WHAT NEEDS TO BE DONE. Reproduce nothing but the lines from the start of the material through the line that includes "from matplotlib.patches import Rectangle", both ends included, and omit every picture.
START LISTED ENTRIES
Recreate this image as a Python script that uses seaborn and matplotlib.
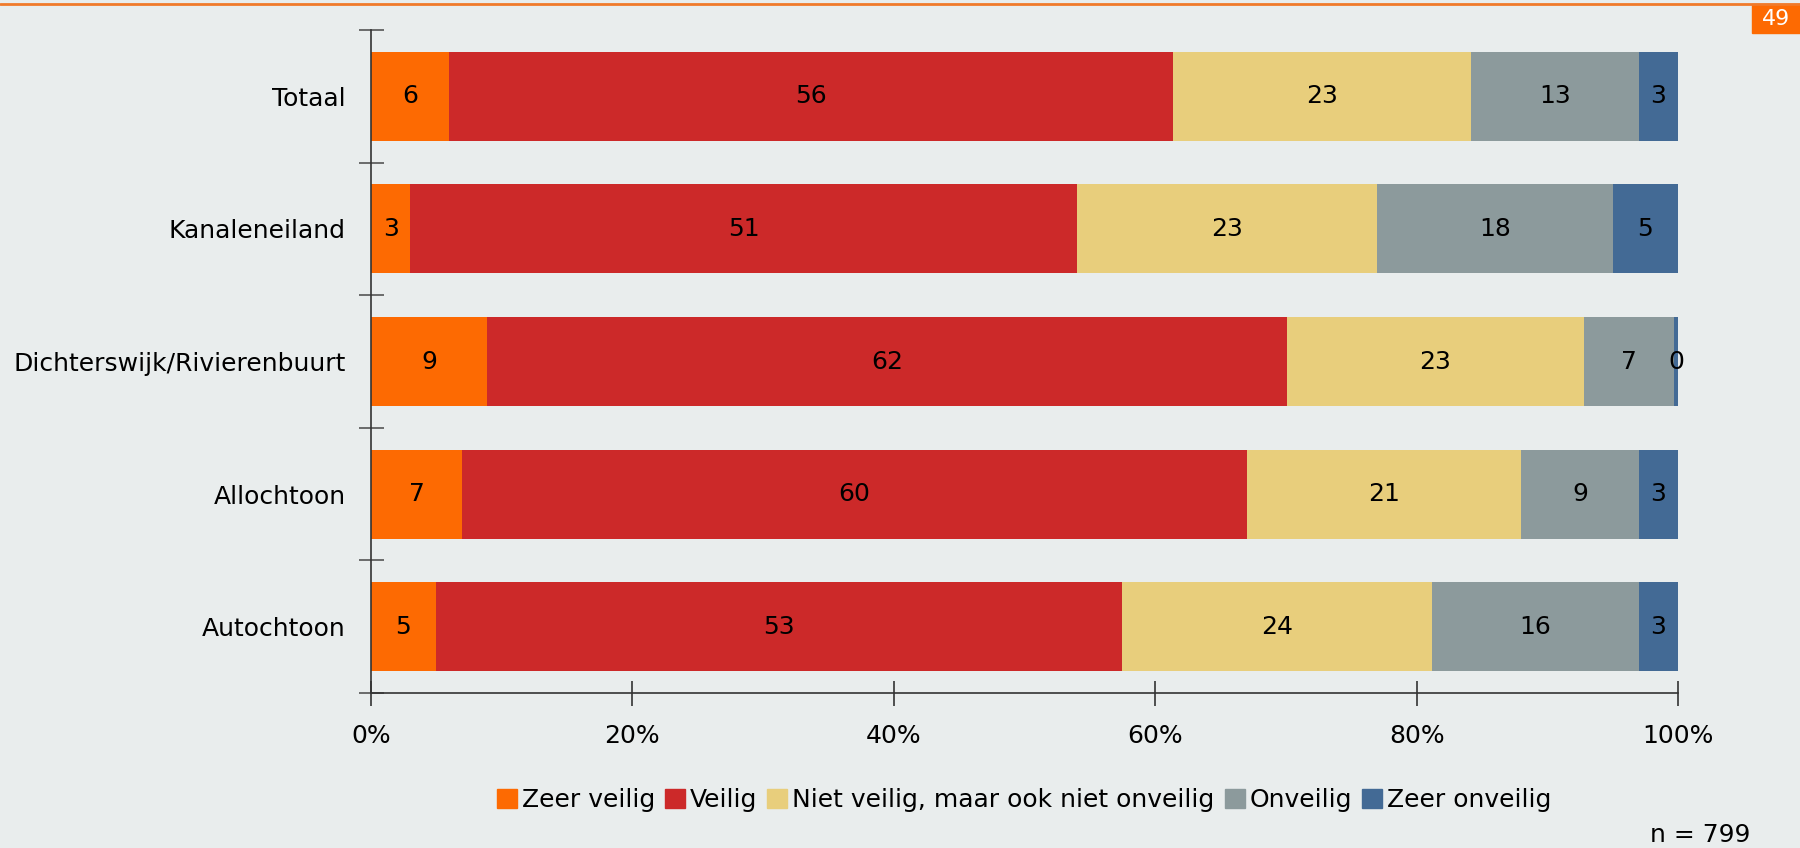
import numpy as np
import pandas as pd
import seaborn as sns
import matplotlib.pyplot as plt
from matplotlib.lines import Line2D
from matplotlib.patches import Rectangle

groups = ["Totaal", "Kanaleneiland", "Dichterswijk/Rivierenbuurt", "Allochtoon", "Autochtoon"]
series = ["Zeer veilig", "Veilig", "Niet veilig, maar ook niet onveilig", "Onveilig", "Zeer onveilig"]
zeer_veilig = [6, 3, 9, 7, 5]
veilig = [56, 51, 62, 60, 53]
neutraal = [23, 23, 23, 21, 24]
onveilig = [13, 18, 7, 9, 16]
zeer_onveilig = [3, 5, 0.3, 3, 3]
colors = ["#FD6A02", "#CC2929", "#E8CE7C", "#8C9A9C", "#436A95"]
x_ticks = [0, 20, 40, 60, 80, 100]
sample_note = "n = 799"
page_number = "49"

bg = "#E9EDED"
sns.set_theme(style="white", rc={"axes.facecolor": bg, "figure.facecolor": bg,
                                 "text.color": "black", "xtick.color": "black",
                                 "ytick.color": "black"})
plt.rcParams["font.family"] = ["DejaVu Sans"]
FS = 18

values = pd.DataFrame(
    [zeer_veilig, veilig, neutraal, onveilig, zeer_onveilig], index=series, columns=groups
).T
share = values.div(values.sum(axis=1), axis=0) * 100
cum = share.cumsum(axis=1)

fig = plt.figure(figsize=(18, 8.48), dpi=100)
ax = fig.add_axes([0.2061, 0.1828, 0.7261, 0.7818])

# stacked bars: draw cumulative totals from the outermost segment inwards
for name, col in reversed(list(zip(series, colors))):
    df = pd.DataFrame({"group": groups, "end": cum[name].values})
    sns.barplot(data=df, x="end", y="group", order=groups, color=col,
                orient="h", width=0.67, ax=ax, saturation=1, edgecolor="none", linewidth=0)

# segment value labels
for i, g in enumerate(groups):
    for name in series:
        mid = cum.loc[g, name] - share.loc[g, name] / 2
        ax.text(mid, i, f"{values.loc[g, name]:.0f}", ha="center", va="center",
                fontsize=FS, color="black")

ax.set_xlim(0, 100)
ax.set_ylim(len(groups) - 0.5, -0.5)
ax.set_xticks(x_ticks)
ax.set_xticklabels([f"{t}%" for t in x_ticks])
ax.set_xlabel("")
ax.set_ylabel("")
ax.set_yticks(np.arange(len(groups)))
ax.set_yticklabels(groups)
ax.set_yticks(np.arange(-0.5, len(groups)), minor=True)

for s in ["top", "right"]:
    ax.spines[s].set_visible(False)
for s in ["left", "bottom"]:
    ax.spines[s].set_color("#333333")
    ax.spines[s].set_linewidth(1.2)

ax.tick_params(axis="x", which="major", direction="inout", length=18, width=1.2,
               color="#333333", labelsize=FS, pad=13, bottom=True)
ax.tick_params(axis="y", which="major", length=0, labelsize=FS, pad=18, left=True)
ax.tick_params(axis="y", which="minor", direction="inout", length=18, width=1.2,
               color="#555555", left=True)

handles = [Rectangle((0, 0), 1, 1, color=c) for c in colors]
fig.legend(handles, series, loc="center", bbox_to_anchor=(1024 / 1800, 0.0566), ncol=5,
           frameon=False, fontsize=FS, handlelength=0.8, handleheight=0.8,
           handletextpad=0.2, columnspacing=0.4)

fig.text(1750 / 1800, 1 - 835 / 848, sample_note, ha="right", va="center",
         fontsize=FS, color="black")

# header rule and page marker
fig.add_artist(Line2D([0, 1], [1 - 4 / 848, 1 - 4 / 848], color="#F07A2A", linewidth=2))
fig.add_artist(Rectangle((1752 / 1800, 1 - 33 / 848), 48 / 1800, 29 / 848,
                         transform=fig.transFigure, color="#FD6A02"))
fig.text(1776 / 1800, 1 - 19 / 848, page_number, ha="center", va="center",
         fontsize=16, color="white")

fig.savefig("out.png", dpi=100)
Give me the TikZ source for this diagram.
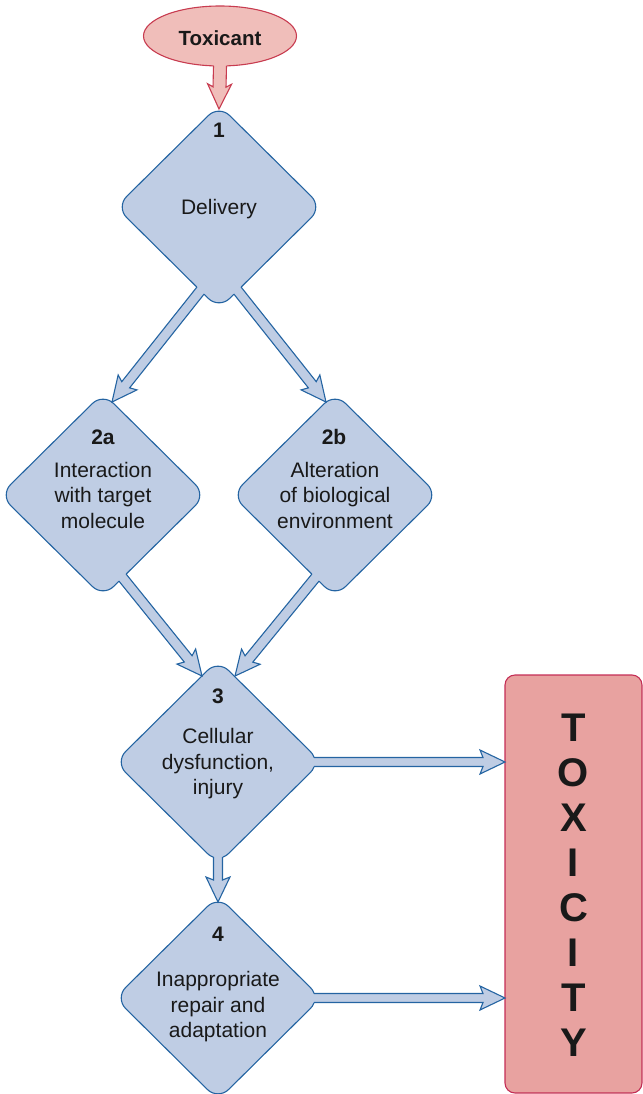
\documentclass[tikz,border=0pt]{standalone}
\usepackage{fontspec}
\setmainfont{Liberation Sans}
\usetikzlibrary{shapes.geometric,calc}

\definecolor{stepfill}{RGB}{191,205,228}
\definecolor{stepline}{RGB}{36,100,162}
\definecolor{toxfill}{RGB}{240,190,186}
\definecolor{toxline}{RGB}{200,60,80}
\definecolor{resfill}{RGB}{232,162,160}
\definecolor{resline}{RGB}{196,46,86}

% Wide hollow arrow.
% #1 fill, #2 outline colour, #3 shaft half width,
% #4 point where the shaft leaves the source shape, #5 tip,
% #6 outline path of the source shape (the outline is hidden inside it)
\newcommand{\fatarrow}[6]{%
  \coordinate (fa-t) at ($(#4)!-12pt!(#5)$);
  \coordinate (fa-h) at ($(#5)!22pt!(#4)$);
  \coordinate (fa-b) at ($(#5)!25pt!(#4)$);
  \path[fill=#1] ($(fa-t)!#3!90:(#5)$) -- ($(fa-h)!#3!-90:(fa-t)$)
    -- ($(fa-b)!12pt!-90:(fa-t)$) -- (#5) -- ($(fa-b)!12pt!90:(fa-t)$)
    -- ($(fa-h)!#3!90:(fa-t)$) -- ($(fa-t)!#3!-90:(#5)$) -- cycle;
  \begin{scope}[even odd rule]
    \clip[rounded corners=15pt] (-50,-50) rectangle (700,1150) #6;
    \path[draw=#2, line width=1.1pt, line join=miter]
      ($(fa-t)!#3!90:(#5)$) -- ($(fa-h)!#3!-90:(fa-t)$)
      -- ($(fa-b)!12pt!-90:(fa-t)$) -- (#5) -- ($(fa-b)!12pt!90:(fa-t)$)
      -- ($(fa-h)!#3!90:(fa-t)$) -- ($(fa-t)!#3!-90:(#5)$) -- cycle;
  \end{scope}
}

\tikzset{
  stepbox/.style={diamond, draw=stepline, fill=stepfill, line width=1.1pt,
    rounded corners=15pt, minimum width=206pt, minimum height=204pt,
    inner sep=0pt, outer sep=0pt},
  lbl/.style={font=\fontsize{21}{25.5}\selectfont, align=center, text=black!90},
  num/.style={font=\fontsize{21}{25}\selectfont\bfseries, text=black!90},
}

\begin{document}
\begin{tikzpicture}[x=1pt, y=-1pt]
\useasboundingbox (0,0) rectangle (642,1094);

% source and result
\node[ellipse, draw=toxline, fill=toxfill, line width=1.1pt,
      minimum width=153pt, minimum height=60pt, inner sep=0pt, outer sep=0pt]
      (tox) at (220,36) {};
\node[rectangle, draw=resline, fill=resfill, line width=1.1pt, rounded corners=10pt,
      minimum width=137pt, minimum height=418pt, inner sep=0pt, outer sep=0pt]
      (box) at (573.5,884) {};

% steps
\node[stepbox] (d1)  at (219,207) {};
\node[stepbox] (d2a) at (103,495) {};
\node[stepbox] (d2b) at (335,495) {};
\node[stepbox] (d3)  at (218,762) {};
\node[stepbox] (d4)  at (218,998) {};

% where the connectors leave and arrive
\coordinate (t1)  at ($(d1.north)+(0,4)$);
\coordinate (s1l) at ($(d1.south)!0.18!(d1.west)$);
\coordinate (s1r) at ($(d1.south)!0.18!(d1.east)$);
\coordinate (t2a) at ($(d2a.center)+(9,-93)$);
\coordinate (t2b) at ($(d2b.center)+(-9,-93)$);
\coordinate (s2a) at ($(d2a.south)!0.19!(d2a.east)$);
\coordinate (s2b) at ($(d2b.south)!0.19!(d2b.west)$);
\coordinate (t3l) at ($(d3.center)+(-16,-86)$);
\coordinate (t3r) at ($(d3.center)+(17,-86)$);
\coordinate (t4)  at ($(d4.north)+(0,6)$);
\coordinate (tx3) at (box.west |- d3.center);
\coordinate (tx4) at (box.west |- d4.center);

% connectors
\fatarrow{toxfill}{toxline}{6.5pt}{tox.south}{t1}{(tox.center) ellipse [x radius=76.5pt, y radius=30pt]}
\fatarrow{stepfill}{stepline}{5pt}{s1l}{t2a}{(d1.north) -- (d1.east) -- (d1.south) -- (d1.west) -- cycle}
\fatarrow{stepfill}{stepline}{5pt}{s1r}{t2b}{(d1.north) -- (d1.east) -- (d1.south) -- (d1.west) -- cycle}
\fatarrow{stepfill}{stepline}{5pt}{s2a}{t3l}{(d2a.north) -- (d2a.east) -- (d2a.south) -- (d2a.west) -- cycle}
\fatarrow{stepfill}{stepline}{5pt}{s2b}{t3r}{(d2b.north) -- (d2b.east) -- (d2b.south) -- (d2b.west) -- cycle}
\fatarrow{stepfill}{stepline}{4.5pt}{d3.south}{t4}{(d3.north) -- (d3.east) -- (d3.south) -- (d3.west) -- cycle}
\fatarrow{stepfill}{stepline}{4.5pt}{d3.east}{tx3}{(d3.north) -- (d3.east) -- (d3.south) -- (d3.west) -- cycle}
\fatarrow{stepfill}{stepline}{4.5pt}{d4.east}{tx4}{(d4.north) -- (d4.east) -- (d4.south) -- (d4.west) -- cycle}

% texts
\node[font=\fontsize{20.5}{24}\selectfont\bfseries, text=black!90] (toxt) at (220,38) {Toxicant};
\node[num] (n1)  at (219,130) {1};
\node[lbl] (l1)  at (219,209) {Delivery};
\node[num] (n2a) at (103,437) {2a};
\node[lbl] (l2a) at (103,495) {Interaction\\with target\\molecule};
\node[num] (n2b) at (334,437) {2b};
\node[lbl] (l2b) at (335,495) {Alteration\\of biological\\environment};
\node[num] (n3)  at (218,696) {3};
\node[lbl] (l3)  at (218,764) {Cellular\\dysfunction,\\injury};
\node[num] (n4)  at (218,934) {4};
\node[lbl] (l4)  at (218,1007) {Inappropriate\\repair and\\adaptation};
\node[font=\fontsize{40}{45}\selectfont\bfseries, align=center, text=black!90]
  (res) at (573.5,885.5) {T\\O\\X\\I\\C\\I\\T\\Y};
\end{tikzpicture}
\end{document}
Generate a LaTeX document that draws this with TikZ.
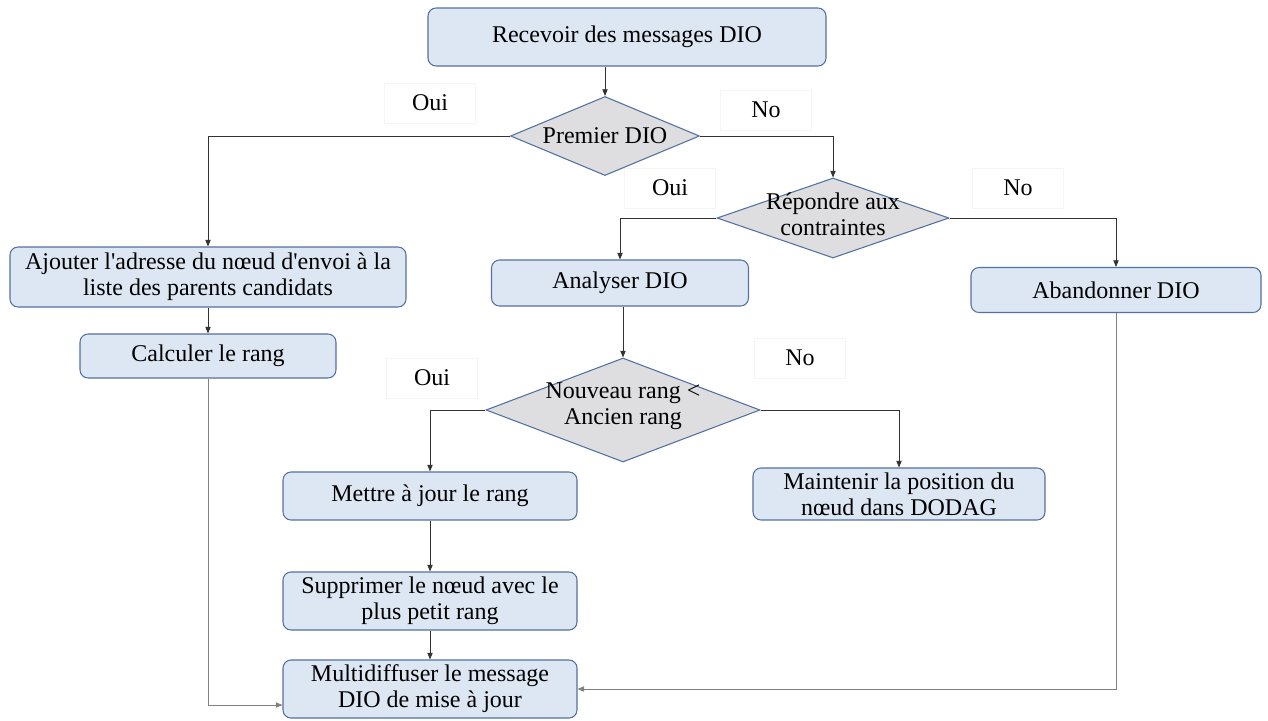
\documentclass[tikz,border=0pt]{standalone}
\usepackage{fontspec}
\setmainfont{Liberation Serif}
\usetikzlibrary{shapes.geometric,arrows.meta}
\definecolor{boxfill}{RGB}{221,231,243}
\definecolor{boxline}{RGB}{84,112,160}
\definecolor{decfill}{RGB}{222,222,224}
\begin{document}
\begin{tikzpicture}[x=0.75pt,y=-0.75pt,
  every node/.style={font=\fontsize{18}{19.5}\selectfont},
  procbox/.style={draw=boxline, line width=0.8pt, fill=boxfill,
    rounded corners=6pt, inner sep=0pt, align=center},
  decision/.style={diamond, draw=boxline, line width=0.8pt, fill=decfill,
    inner sep=0pt, aspect=2.4},
  answer/.style={draw=black!4, fill=white, inner sep=0pt, minimum width=68pt, minimum height=30pt},
  flow/.style={draw=black!80, line width=0.6pt, -{Triangle[length=5pt,width=4pt]}},
  back/.style={flow, draw=black!50}]
\useasboundingbox (0,0) rectangle (1268,721);

% process steps
\node[procbox, minimum width=298.5pt, minimum height=43.5pt] (recv) at (627,37) {Recevoir des messages DIO};
\node[procbox, minimum width=297pt, minimum height=45pt] (ajout) at (208,277) {Ajouter l\textquotesingle adresse du nœud d\textquotesingle envoi à la\\liste des parents candidats};
\node[procbox, minimum width=192pt, minimum height=33pt] (calc) at (208,356) {Calculer le rang};
\node[procbox, minimum width=192.75pt, minimum height=34.5pt] (analyse) at (620,283) {Analyser DIO};
\node[procbox, minimum width=217.5pt, minimum height=33.75pt] (aband) at (1116,290) {Abandonner DIO};
\node[procbox, minimum width=220.5pt, minimum height=36pt] (maj) at (430,496) {Mettre à jour le rang};
\node[procbox, minimum width=219pt, minimum height=39pt] (maint) at (899,494) {Maintenir la position du\\nœud dans DODAG};
\node[procbox, minimum width=220.5pt, minimum height=43.5pt] (suppr) at (430,601) {Supprimer le nœud avec le\\plus petit rang};
\node[procbox, minimum width=220.5pt, minimum height=43.5pt] (multi) at (430,689) {Multidiffuser le message\\DIO de mise à jour};

% decisions
\node[decision, minimum width=141.75pt, minimum height=59.25pt,
  label={center:Premier DIO}] (premier) at (605,136) {};
\node[decision, minimum width=174pt, minimum height=60pt,
  label={[align=center, yshift=3pt]center:Répondre aux\\contraintes}] (repond) at (833,218) {};
\node[decision, minimum width=205.5pt, minimum height=78pt,
  label={[align=center, yshift=3pt]center:Nouveau rang <\\Ancien rang}] (nouveau) at (623,410) {};

% branch answers
\node[answer] (oui1) at (430,103) {Oui};
\node[answer] (non1) at (766,110) {No};
\node[answer] (oui2) at (670,188) {Oui};
\node[answer] (non2) at (1018,188) {No};
\node[answer] (oui3) at (432,378) {Oui};
\node[answer] (non3) at (800,358) {No};

% connectors
\draw[flow] (recv.south -| premier.north) -- (premier.north);
\draw[flow] (premier.west) -| (ajout.north);
\draw[flow] (premier.east) -| (repond.north);
\draw[flow] (ajout.south) -- (calc.north);
\draw[flow] (repond.west) -| (analyse.north);
\draw[flow] (repond.east) -| (aband.north);
\draw[flow] (analyse.south -| nouveau.north) -- (nouveau.north);
\draw[flow] (nouveau.west) -| (maj.north);
\draw[flow] (nouveau.east) -| (maint.north);
\draw[flow] (maj.south) -- (suppr.north);
\draw[flow] (suppr.south) -- (multi.north);
\draw[back] (calc.south) |- ([yshift=-12pt]multi.west);
\draw[back] (aband.south) |- (multi.east);
\end{tikzpicture}
\end{document}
END LISTED ENTRIES
SOLUTION FOR THIS PROBLEM.
Recreate this image as a Python script that uses seaborn and matplotlib.
import numpy as np
import pandas as pd
import seaborn as sns
import matplotlib.pyplot as plt
from matplotlib.lines import Line2D
from matplotlib.patches import Rectangle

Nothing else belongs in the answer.